Records from a data source

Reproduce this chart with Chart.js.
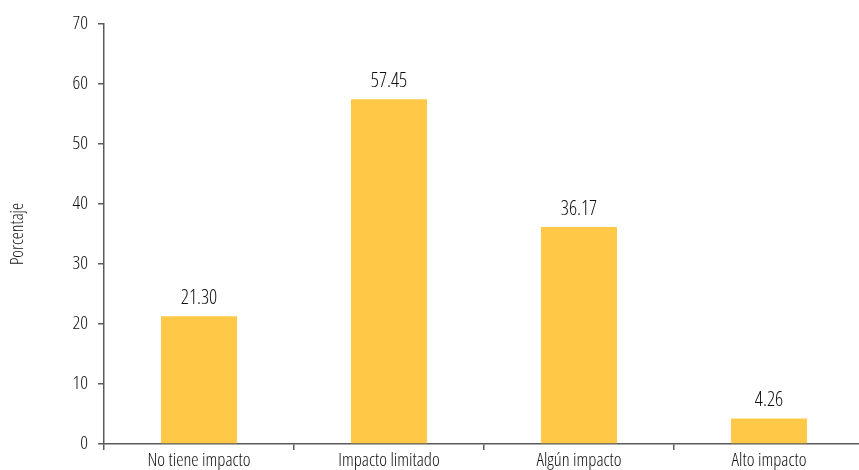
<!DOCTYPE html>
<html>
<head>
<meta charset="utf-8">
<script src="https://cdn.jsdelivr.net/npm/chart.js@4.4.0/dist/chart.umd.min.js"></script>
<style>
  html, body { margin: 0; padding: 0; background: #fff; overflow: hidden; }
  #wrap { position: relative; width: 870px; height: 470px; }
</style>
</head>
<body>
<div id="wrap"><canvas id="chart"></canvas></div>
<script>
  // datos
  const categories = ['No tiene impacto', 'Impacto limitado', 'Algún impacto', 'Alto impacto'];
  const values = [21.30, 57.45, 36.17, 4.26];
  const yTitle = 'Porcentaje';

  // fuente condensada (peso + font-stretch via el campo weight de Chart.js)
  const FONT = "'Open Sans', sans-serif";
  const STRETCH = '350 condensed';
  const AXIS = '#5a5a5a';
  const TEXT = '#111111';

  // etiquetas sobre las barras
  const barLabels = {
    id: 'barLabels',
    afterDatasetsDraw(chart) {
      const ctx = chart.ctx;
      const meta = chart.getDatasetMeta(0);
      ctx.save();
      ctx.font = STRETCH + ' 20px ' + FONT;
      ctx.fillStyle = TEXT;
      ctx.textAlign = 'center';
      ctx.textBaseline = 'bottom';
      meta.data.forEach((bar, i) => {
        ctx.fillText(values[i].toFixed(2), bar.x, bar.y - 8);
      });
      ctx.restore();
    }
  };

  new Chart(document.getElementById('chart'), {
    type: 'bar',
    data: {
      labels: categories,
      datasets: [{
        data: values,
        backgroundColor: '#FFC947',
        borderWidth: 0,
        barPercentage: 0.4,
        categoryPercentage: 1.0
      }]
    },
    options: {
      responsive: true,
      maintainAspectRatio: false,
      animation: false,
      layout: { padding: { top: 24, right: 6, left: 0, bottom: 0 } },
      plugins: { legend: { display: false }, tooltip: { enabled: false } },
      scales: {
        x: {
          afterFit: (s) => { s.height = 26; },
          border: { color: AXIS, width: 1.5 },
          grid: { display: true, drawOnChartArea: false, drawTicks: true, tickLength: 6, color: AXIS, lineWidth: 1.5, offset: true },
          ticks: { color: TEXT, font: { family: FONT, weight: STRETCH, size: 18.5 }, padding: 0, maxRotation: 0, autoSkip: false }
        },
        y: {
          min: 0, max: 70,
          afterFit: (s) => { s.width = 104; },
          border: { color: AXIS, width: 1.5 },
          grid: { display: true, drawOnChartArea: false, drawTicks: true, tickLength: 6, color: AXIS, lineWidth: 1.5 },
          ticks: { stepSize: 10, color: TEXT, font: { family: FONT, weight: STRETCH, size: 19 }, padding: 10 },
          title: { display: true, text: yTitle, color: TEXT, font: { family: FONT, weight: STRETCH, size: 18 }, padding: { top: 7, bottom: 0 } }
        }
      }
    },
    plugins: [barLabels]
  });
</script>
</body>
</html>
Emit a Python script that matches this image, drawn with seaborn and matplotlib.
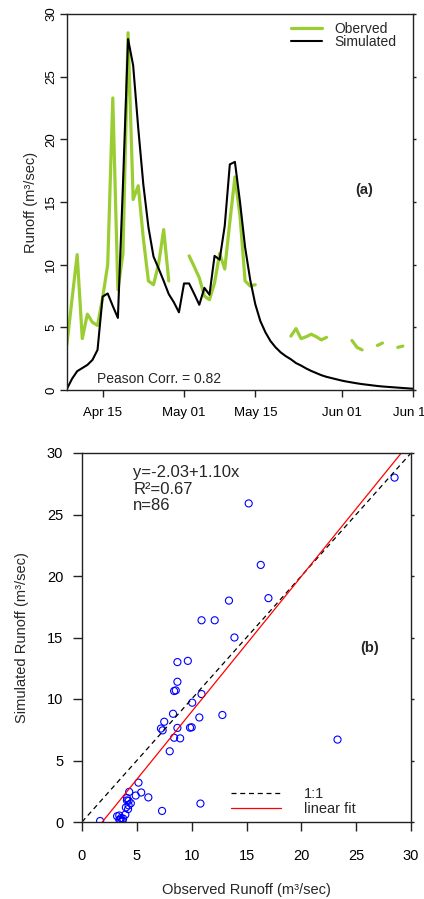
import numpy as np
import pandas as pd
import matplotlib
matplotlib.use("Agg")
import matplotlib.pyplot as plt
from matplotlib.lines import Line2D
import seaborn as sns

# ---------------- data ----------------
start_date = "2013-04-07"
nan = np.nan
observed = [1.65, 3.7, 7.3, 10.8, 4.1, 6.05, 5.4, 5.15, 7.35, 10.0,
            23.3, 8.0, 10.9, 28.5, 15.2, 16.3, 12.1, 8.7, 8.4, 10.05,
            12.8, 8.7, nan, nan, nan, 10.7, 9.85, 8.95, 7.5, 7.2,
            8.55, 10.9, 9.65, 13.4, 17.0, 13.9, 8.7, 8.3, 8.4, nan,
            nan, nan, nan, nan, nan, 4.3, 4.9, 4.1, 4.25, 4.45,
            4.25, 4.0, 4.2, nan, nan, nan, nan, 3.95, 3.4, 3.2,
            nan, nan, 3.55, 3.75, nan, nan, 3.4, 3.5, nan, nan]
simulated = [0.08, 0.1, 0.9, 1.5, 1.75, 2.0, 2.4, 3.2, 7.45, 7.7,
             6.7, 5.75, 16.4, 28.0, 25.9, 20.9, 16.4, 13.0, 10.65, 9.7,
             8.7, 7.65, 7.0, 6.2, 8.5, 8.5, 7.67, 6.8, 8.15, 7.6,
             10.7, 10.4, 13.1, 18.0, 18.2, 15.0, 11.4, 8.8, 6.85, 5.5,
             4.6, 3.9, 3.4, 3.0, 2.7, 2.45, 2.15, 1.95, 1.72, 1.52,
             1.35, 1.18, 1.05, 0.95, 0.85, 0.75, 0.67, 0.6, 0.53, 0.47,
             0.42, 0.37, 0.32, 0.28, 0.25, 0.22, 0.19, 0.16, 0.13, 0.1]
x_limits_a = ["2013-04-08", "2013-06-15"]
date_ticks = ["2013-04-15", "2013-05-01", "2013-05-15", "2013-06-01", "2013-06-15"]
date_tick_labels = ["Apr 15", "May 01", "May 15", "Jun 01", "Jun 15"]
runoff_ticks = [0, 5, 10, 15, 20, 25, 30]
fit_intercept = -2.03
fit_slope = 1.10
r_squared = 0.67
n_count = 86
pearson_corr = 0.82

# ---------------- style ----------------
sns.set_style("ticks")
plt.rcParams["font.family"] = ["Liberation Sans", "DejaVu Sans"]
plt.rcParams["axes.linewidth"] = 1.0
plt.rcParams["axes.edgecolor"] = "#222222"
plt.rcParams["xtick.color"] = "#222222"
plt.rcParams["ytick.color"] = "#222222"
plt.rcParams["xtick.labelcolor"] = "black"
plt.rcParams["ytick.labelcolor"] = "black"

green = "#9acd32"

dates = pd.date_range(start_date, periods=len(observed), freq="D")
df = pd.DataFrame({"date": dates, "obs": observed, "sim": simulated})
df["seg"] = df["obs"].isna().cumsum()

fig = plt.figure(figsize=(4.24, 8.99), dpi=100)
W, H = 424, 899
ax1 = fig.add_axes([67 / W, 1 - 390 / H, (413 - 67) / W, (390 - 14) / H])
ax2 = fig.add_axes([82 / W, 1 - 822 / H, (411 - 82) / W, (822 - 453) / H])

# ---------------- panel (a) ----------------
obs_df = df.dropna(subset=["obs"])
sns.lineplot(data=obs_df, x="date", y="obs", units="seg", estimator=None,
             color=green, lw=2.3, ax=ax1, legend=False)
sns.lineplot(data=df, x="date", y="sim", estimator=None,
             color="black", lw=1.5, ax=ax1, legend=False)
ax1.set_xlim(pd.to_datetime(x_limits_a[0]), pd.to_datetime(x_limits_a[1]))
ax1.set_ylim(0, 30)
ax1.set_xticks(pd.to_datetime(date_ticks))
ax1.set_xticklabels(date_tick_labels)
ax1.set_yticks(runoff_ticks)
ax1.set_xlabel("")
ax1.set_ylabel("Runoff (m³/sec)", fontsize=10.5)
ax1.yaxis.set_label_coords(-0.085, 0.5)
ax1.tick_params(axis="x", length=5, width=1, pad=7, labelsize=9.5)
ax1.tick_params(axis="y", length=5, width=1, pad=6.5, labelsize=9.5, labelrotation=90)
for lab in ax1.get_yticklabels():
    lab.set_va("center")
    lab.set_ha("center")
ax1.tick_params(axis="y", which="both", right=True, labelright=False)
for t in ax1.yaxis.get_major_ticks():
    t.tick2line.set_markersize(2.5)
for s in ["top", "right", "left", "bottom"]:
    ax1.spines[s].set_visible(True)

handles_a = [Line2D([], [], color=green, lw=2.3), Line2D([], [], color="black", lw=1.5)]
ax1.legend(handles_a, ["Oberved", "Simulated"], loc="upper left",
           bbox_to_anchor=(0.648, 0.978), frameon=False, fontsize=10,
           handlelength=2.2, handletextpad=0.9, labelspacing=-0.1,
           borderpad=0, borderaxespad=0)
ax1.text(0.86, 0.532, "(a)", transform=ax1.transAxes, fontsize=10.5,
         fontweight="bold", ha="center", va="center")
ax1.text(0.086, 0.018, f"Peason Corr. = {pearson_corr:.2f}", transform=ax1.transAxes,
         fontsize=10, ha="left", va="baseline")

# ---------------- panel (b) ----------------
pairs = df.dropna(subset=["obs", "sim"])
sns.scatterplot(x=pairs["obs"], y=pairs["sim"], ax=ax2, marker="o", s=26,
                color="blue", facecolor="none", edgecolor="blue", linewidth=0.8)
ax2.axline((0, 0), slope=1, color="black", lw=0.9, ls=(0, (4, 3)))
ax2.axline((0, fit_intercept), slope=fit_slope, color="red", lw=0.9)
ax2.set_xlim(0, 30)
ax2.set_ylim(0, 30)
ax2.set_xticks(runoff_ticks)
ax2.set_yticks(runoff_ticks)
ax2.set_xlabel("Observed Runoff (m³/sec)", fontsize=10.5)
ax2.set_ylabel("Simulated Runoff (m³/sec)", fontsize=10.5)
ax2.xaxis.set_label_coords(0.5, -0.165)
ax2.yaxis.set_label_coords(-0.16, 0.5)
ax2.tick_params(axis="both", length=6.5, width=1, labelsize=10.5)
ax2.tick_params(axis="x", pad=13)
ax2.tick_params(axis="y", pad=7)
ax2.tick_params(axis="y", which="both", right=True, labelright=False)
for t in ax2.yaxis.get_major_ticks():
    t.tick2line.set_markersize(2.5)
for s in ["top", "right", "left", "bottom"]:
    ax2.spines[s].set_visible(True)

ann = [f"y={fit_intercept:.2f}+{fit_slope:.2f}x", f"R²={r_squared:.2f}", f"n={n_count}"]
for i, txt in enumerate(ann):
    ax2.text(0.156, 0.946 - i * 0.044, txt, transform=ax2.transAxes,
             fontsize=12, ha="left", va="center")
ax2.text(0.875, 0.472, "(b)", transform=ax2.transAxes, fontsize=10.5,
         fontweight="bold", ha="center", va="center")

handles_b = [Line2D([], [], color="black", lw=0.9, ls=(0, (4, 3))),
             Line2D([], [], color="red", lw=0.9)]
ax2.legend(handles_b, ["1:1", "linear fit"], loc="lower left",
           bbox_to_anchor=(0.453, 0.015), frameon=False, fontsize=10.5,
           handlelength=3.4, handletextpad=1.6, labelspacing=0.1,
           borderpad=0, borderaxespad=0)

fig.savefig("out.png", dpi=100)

=== Goal ===
Write out again, exactly, the lines from the start of the listing up to the line containing "const yTitle = 'Porcentaje';", with both ends and without pictures.

=== Full output ===
Reproduce this chart with Chart.js.
<!DOCTYPE html>
<html>
<head>
<meta charset="utf-8">
<script src="https://cdn.jsdelivr.net/npm/chart.js@4.4.0/dist/chart.umd.min.js"></script>
<style>
  html, body { margin: 0; padding: 0; background: #fff; overflow: hidden; }
  #wrap { position: relative; width: 870px; height: 470px; }
</style>
</head>
<body>
<div id="wrap"><canvas id="chart"></canvas></div>
<script>
  // datos
  const categories = ['No tiene impacto', 'Impacto limitado', 'Algún impacto', 'Alto impacto'];
  const values = [21.30, 57.45, 36.17, 4.26];
  const yTitle = 'Porcentaje';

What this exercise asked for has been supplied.